(Source code of charts)
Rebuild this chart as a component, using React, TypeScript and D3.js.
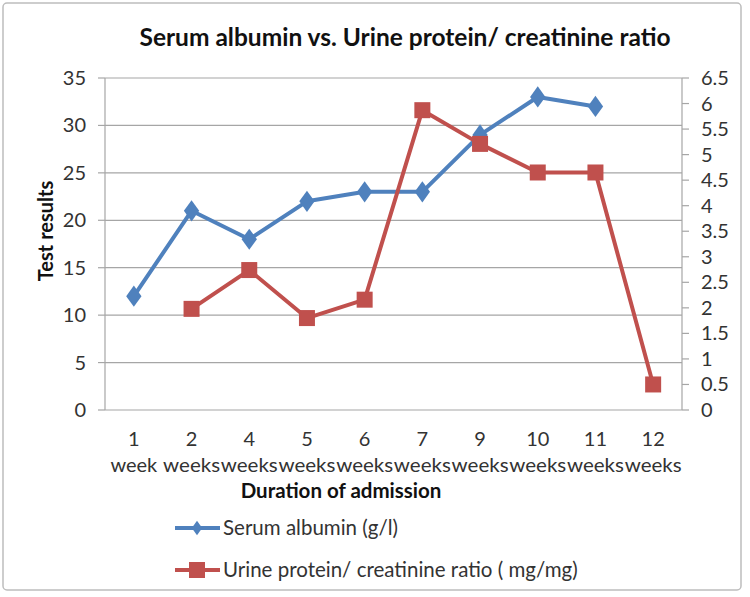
import * as d3 from 'd3';
import { useEffect, useRef } from 'react';

const categories = ['1|week', '2|weeks', '4|weeks', '5|weeks', '6|weeks', '7|weeks', '9|weeks', '10|weeks', '11|weeks', '12|weeks'];
const albumin: (number | null)[] = [12, 21, 18, 22, 23, 23, 29, 33, 32, null];
const urineRatio: (number | null)[] = [null, 1.98, 2.74, 1.8, 2.16, 5.87, 5.21, 4.65, 4.65, 0.5];
const leftTicks = [0, 5, 10, 15, 20, 25, 30, 35];
const rightTicks = d3.range(0, 6.51, 0.5);

const BLUE = '#4f81bd';
const RED = '#c0504d';
const FONT = 'Lato, "Open Sans", sans-serif';

const App = () => {
  const ref = useRef<SVGSVGElement | null>(null);

  useEffect(() => {
    if (!ref.current) return;
    const svg = d3.select(ref.current);
    svg.selectAll('*').remove();

    const width = 750;
    const height = 597;
    const left = 105;
    const right = 682;
    const top = 78;
    const bottom = 410;

    svg.attr('width', width).attr('height', height)
      .style('display', 'block').style('position', 'absolute').style('left', '0').style('top', '0');

    svg.append('rect')
      .attr('x', 3).attr('y', 3).attr('width', 738).attr('height', 587)
      .attr('rx', 4).attr('fill', '#fff').attr('stroke', '#bdbdbd').attr('stroke-width', 1.5);

    const x = d3.scaleBand().domain(categories).range([left, right]);
    const yL = d3.scaleLinear().domain([0, 35]).range([bottom, top]);
    const yR = d3.scaleLinear().domain([0, 6.5]).range([bottom, top]);
    const cx = (c: string) => (x(c) || 0) + x.bandwidth() / 2;

    // gridlines
    svg.append('g').selectAll('line').data(leftTicks.filter(t => t > 0)).enter().append('line')
      .attr('x1', left).attr('x2', right)
      .attr('y1', d => yL(d)).attr('y2', d => yL(d))
      .attr('stroke', '#a6a6a6').attr('stroke-width', 1.2);

    // left axis
    const gl = svg.append('g');
    gl.append('line').attr('x1', left).attr('x2', left).attr('y1', top).attr('y2', bottom)
      .attr('stroke', '#a6a6a6').attr('stroke-width', 1.2);
    gl.selectAll('line.t').data(leftTicks).enter().append('line').attr('class', 't')
      .attr('x1', left - 7).attr('x2', left).attr('y1', d => yL(d)).attr('y2', d => yL(d))
      .attr('stroke', '#a6a6a6').attr('stroke-width', 1.2);
    gl.selectAll('text').data(leftTicks).enter().append('text')
      .attr('x', 86).attr('y', d => yL(d)).attr('dy', '0.35em')
      .attr('text-anchor', 'end').attr('font-family', FONT).attr('font-size', 20).attr('fill', '#333')
      .text(d => d);

    // right axis
    const gr = svg.append('g');
    gr.append('line').attr('x1', right).attr('x2', right).attr('y1', top).attr('y2', bottom)
      .attr('stroke', '#a6a6a6').attr('stroke-width', 1.2);
    gr.selectAll('line.t').data(rightTicks).enter().append('line').attr('class', 't')
      .attr('x1', right).attr('x2', right + 7).attr('y1', d => yR(d)).attr('y2', d => yR(d))
      .attr('stroke', '#a6a6a6').attr('stroke-width', 1.2);
    gr.selectAll('text').data(rightTicks).enter().append('text')
      .attr('x', 701).attr('y', d => yR(d)).attr('dy', '0.35em')
      .attr('font-family', FONT).attr('font-size', 20).attr('fill', '#333')
      .text(d => String(d));

    // bottom axis
    svg.append('line').attr('x1', left).attr('x2', right).attr('y1', bottom).attr('y2', bottom)
      .attr('stroke', '#a6a6a6').attr('stroke-width', 1.2);
    const cat = svg.append('g').selectAll('text').data(categories).enter().append('text')
      .attr('text-anchor', 'middle').attr('font-family', FONT).attr('font-size', 20).attr('fill', '#333');
    cat.append('tspan').attr('x', d => cx(d)).attr('y', 446).text(d => d.split('|')[0]);
    cat.append('tspan').attr('x', d => cx(d)).attr('y', 472)
      .attr('textLength', d => (d.endsWith('weeks') ? 57 : null))
      .attr('lengthAdjust', 'spacingAndGlyphs')
      .text(d => d.split('|')[1]);

    // titles
    svg.append('text').attr('x', 405).attr('y', 46).attr('text-anchor', 'middle')
      .attr('font-family', FONT).attr('font-weight', 'bold').attr('font-size', 24.5).attr('fill', '#111')
      .text('Serum albumin vs. Urine protein/ creatinine ratio');
    svg.append('text').attr('transform', 'translate(53,231) rotate(-90)').attr('text-anchor', 'middle')
      .attr('font-family', FONT).attr('font-weight', 'bold').attr('font-size', 20).attr('fill', '#111')
      .text('Test results');
    svg.append('text').attr('x', 341).attr('y', 498).attr('text-anchor', 'middle')
      .attr('font-family', FONT).attr('font-weight', 'bold').attr('font-size', 20.5).attr('fill', '#111')
      .text('Duration of admission');

    // series
    const lineL = d3.line<number | null>()
      .defined(d => d !== null)
      .x((_, i) => cx(categories[i]))
      .y(d => yL(d as number));
    const lineR = d3.line<number | null>()
      .defined(d => d !== null)
      .x((_, i) => cx(categories[i]))
      .y(d => yR(d as number));

    svg.append('path').datum(albumin).attr('d', lineL).attr('fill', 'none')
      .attr('stroke', BLUE).attr('stroke-width', 4).attr('stroke-linejoin', 'round');
    svg.append('g').selectAll('path')
      .data(albumin.map((v, i) => ({ v, c: categories[i] })).filter(d => d.v !== null))
      .enter().append('path')
      .attr('d', d3.symbol(d3.symbolDiamond, 130)())
      .attr('transform', d => `translate(${cx(d.c)},${yL(d.v as number)}) scale(1.25,1)`)
      .attr('fill', BLUE);

    svg.append('path').datum(urineRatio).attr('d', lineR).attr('fill', 'none')
      .attr('stroke', RED).attr('stroke-width', 4).attr('stroke-linejoin', 'round');
    svg.append('g').selectAll('rect')
      .data(urineRatio.map((v, i) => ({ v, c: categories[i] })).filter(d => d.v !== null))
      .enter().append('rect')
      .attr('x', d => cx(d.c) - 8).attr('y', d => yR(d.v as number) - 8)
      .attr('width', 16).attr('height', 16).attr('fill', RED);

    // legend
    const lg = svg.append('g');
    lg.append('line').attr('x1', 175).attr('x2', 220).attr('y1', 528).attr('y2', 528)
      .attr('stroke', BLUE).attr('stroke-width', 4);
    lg.append('path').attr('d', d3.symbol(d3.symbolDiamond, 60)())
      .attr('transform', 'translate(197,528) scale(1.25,1)').attr('fill', BLUE);
    lg.append('text').attr('x', 223).attr('y', 535)
      .attr('font-family', FONT).attr('font-size', 20.5).attr('fill', '#333')
      .text('Serum albumin (g/l)');
    lg.append('line').attr('x1', 175).attr('x2', 220).attr('y1', 570).attr('y2', 570)
      .attr('stroke', RED).attr('stroke-width', 4);
    lg.append('rect').attr('x', 189).attr('y', 562).attr('width', 16).attr('height', 16).attr('fill', RED);
    lg.append('text').attr('x', 223).attr('y', 577)
      .attr('font-family', FONT).attr('font-size', 20.5).attr('fill', '#333')
      .text('Urine protein/ creatinine ratio ( mg/mg)');
  }, []);

  return <svg ref={ref} />;
};

export default App;
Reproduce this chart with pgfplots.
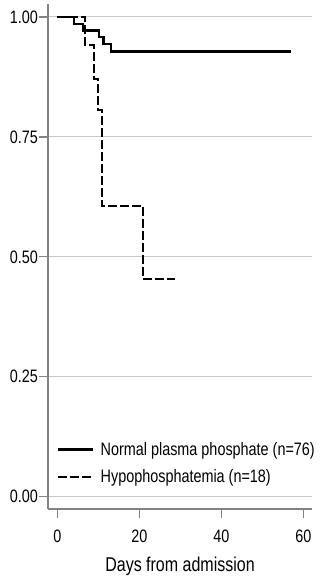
\documentclass[border=0pt]{standalone}
\usepackage{fontspec}
\setmainfont{Liberation Sans}[FakeStretch=0.8]
\usepackage{pgfplots}
\pgfplotsset{compat=1.18}
\definecolor{axgray}{RGB}{130,130,130}
\definecolor{gridgray}{RGB}{200,200,200}
\newcommand\tickfont{\fontsize{18bp}{21.6bp}\selectfont}
\newcommand\labfont{\fontsize{20bp}{24bp}\selectfont}
\begin{document}
\begin{tikzpicture}
\path[use as bounding box] (-48bp,-70bp) rectangle (273bp,509bp);
\begin{axis}[
  at={(0,0)}, anchor=south west,
  scale only axis, width=264bp, height=505bp,
  xmin=-2.27, xmax=62.12, ymin=-0.0257, ymax=1.027,
  axis x line*=bottom, axis y line*=left,
  axis line style={axgray, line width=1.3bp},
  xtick={0,20,40,60}, xticklabels={0,20,40,60},
  ytick={0,0.25,0.5,0.75,1}, yticklabels={0.00,0.25,0.50,0.75,1.00},
  ymajorgrids, grid style={gridgray, line width=1bp},
  tick align=outside, major tick length=9bp,
  tick style={axgray, line width=1.3bp},
  tick label style={font=\tickfont},
  yticklabel style={inner sep=1bp},
  xticklabel style={inner sep=1bp, yshift=-11bp},
  xlabel={Days from admission},
  xlabel style={font=\labfont, at={(axis description cs:0.5,0)}, anchor=base, yshift=-62.7bp},
  legend style={at={(axis cs:-0.15,0.0697)}, anchor=west, draw=none, fill=none,
    font=\tickfont, row sep=13bp, inner sep=0pt, nodes={inner sep=0pt},
    /tikz/every odd column/.append style={column sep=6.5bp},
    cells={anchor=west}},
  legend image code/.code={\draw[#1] (0bp,0bp) -- (35bp,0bp);},
]
\addplot[const plot, black, line width=2.3bp] coordinates {
  (0,1) (4.0,0.985) (6.2,0.972) (10.1,0.958) (11.3,0.944) (13.1,0.928) (57,0.928)};
\addlegendentry{Normal plasma phosphate (n=76)}
\addplot[const plot, black, line width=2bp, dash pattern=on 9bp off 3bp] coordinates {
  (0,1) (6.8,0.942) (8.9,0.871) (9.9,0.806) (10.9,0.605) (20.9,0.454) (28.8,0.454)};
\addlegendentry{Hypophosphatemia (n=18)}
\end{axis}
\end{tikzpicture}
\end{document}
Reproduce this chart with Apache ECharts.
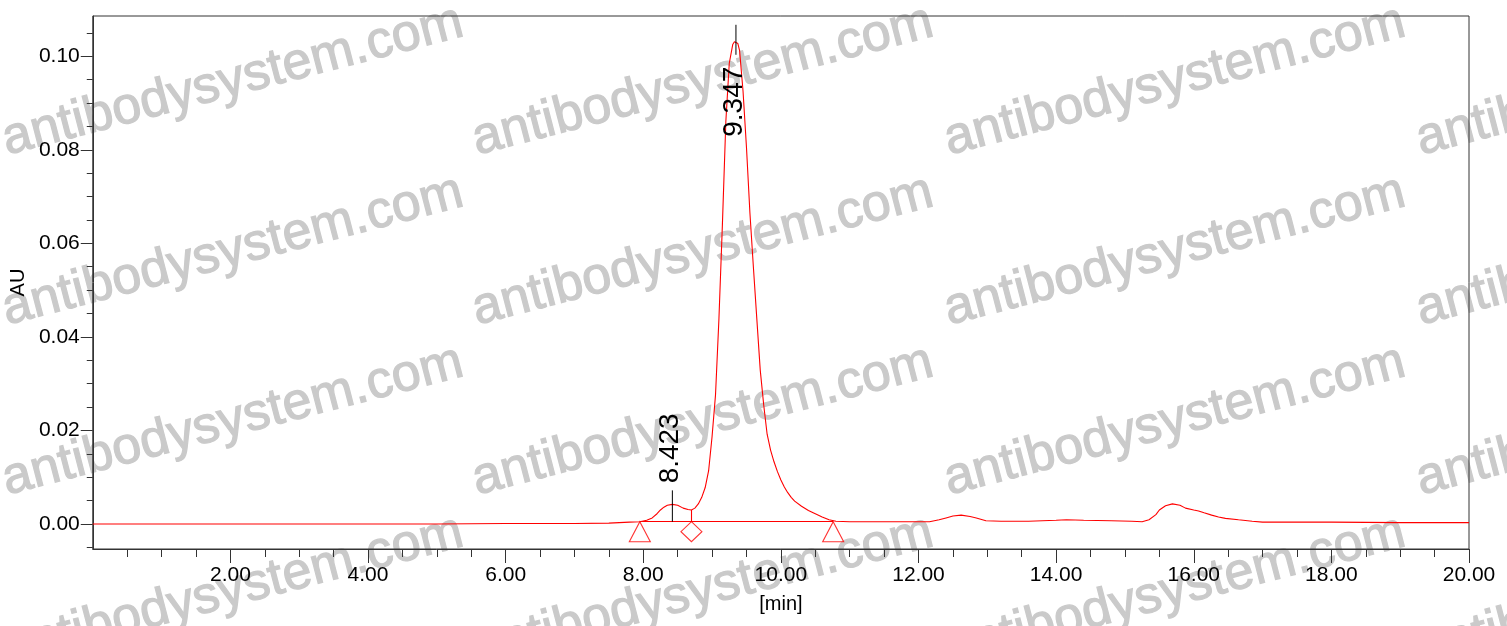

§ THE PROBLEM
The lines from the top of the data above through the one holding "const cx = (c: string)" are to be repeated exactly, and only those, with no pictures.

§ FINAL ANSWER
Rebuild this chart as a component, using React, TypeScript and D3.js.
import * as d3 from 'd3';
import { useEffect, useRef } from 'react';

const categories = ['1|week', '2|weeks', '4|weeks', '5|weeks', '6|weeks', '7|weeks', '9|weeks', '10|weeks', '11|weeks', '12|weeks'];
const albumin: (number | null)[] = [12, 21, 18, 22, 23, 23, 29, 33, 32, null];
const urineRatio: (number | null)[] = [null, 1.98, 2.74, 1.8, 2.16, 5.87, 5.21, 4.65, 4.65, 0.5];
const leftTicks = [0, 5, 10, 15, 20, 25, 30, 35];
const rightTicks = d3.range(0, 6.51, 0.5);

const BLUE = '#4f81bd';
const RED = '#c0504d';
const FONT = 'Lato, "Open Sans", sans-serif';

const App = () => {
  const ref = useRef<SVGSVGElement | null>(null);

  useEffect(() => {
    if (!ref.current) return;
    const svg = d3.select(ref.current);
    svg.selectAll('*').remove();

    const width = 750;
    const height = 597;
    const left = 105;
    const right = 682;
    const top = 78;
    const bottom = 410;

    svg.attr('width', width).attr('height', height)
      .style('display', 'block').style('position', 'absolute').style('left', '0').style('top', '0');

    svg.append('rect')
      .attr('x', 3).attr('y', 3).attr('width', 738).attr('height', 587)
      .attr('rx', 4).attr('fill', '#fff').attr('stroke', '#bdbdbd').attr('stroke-width', 1.5);

    const x = d3.scaleBand().domain(categories).range([left, right]);
    const yL = d3.scaleLinear().domain([0, 35]).range([bottom, top]);
    const yR = d3.scaleLinear().domain([0, 6.5]).range([bottom, top]);
    const cx = (c: string) => (x(c) || 0) + x.bandwidth() / 2;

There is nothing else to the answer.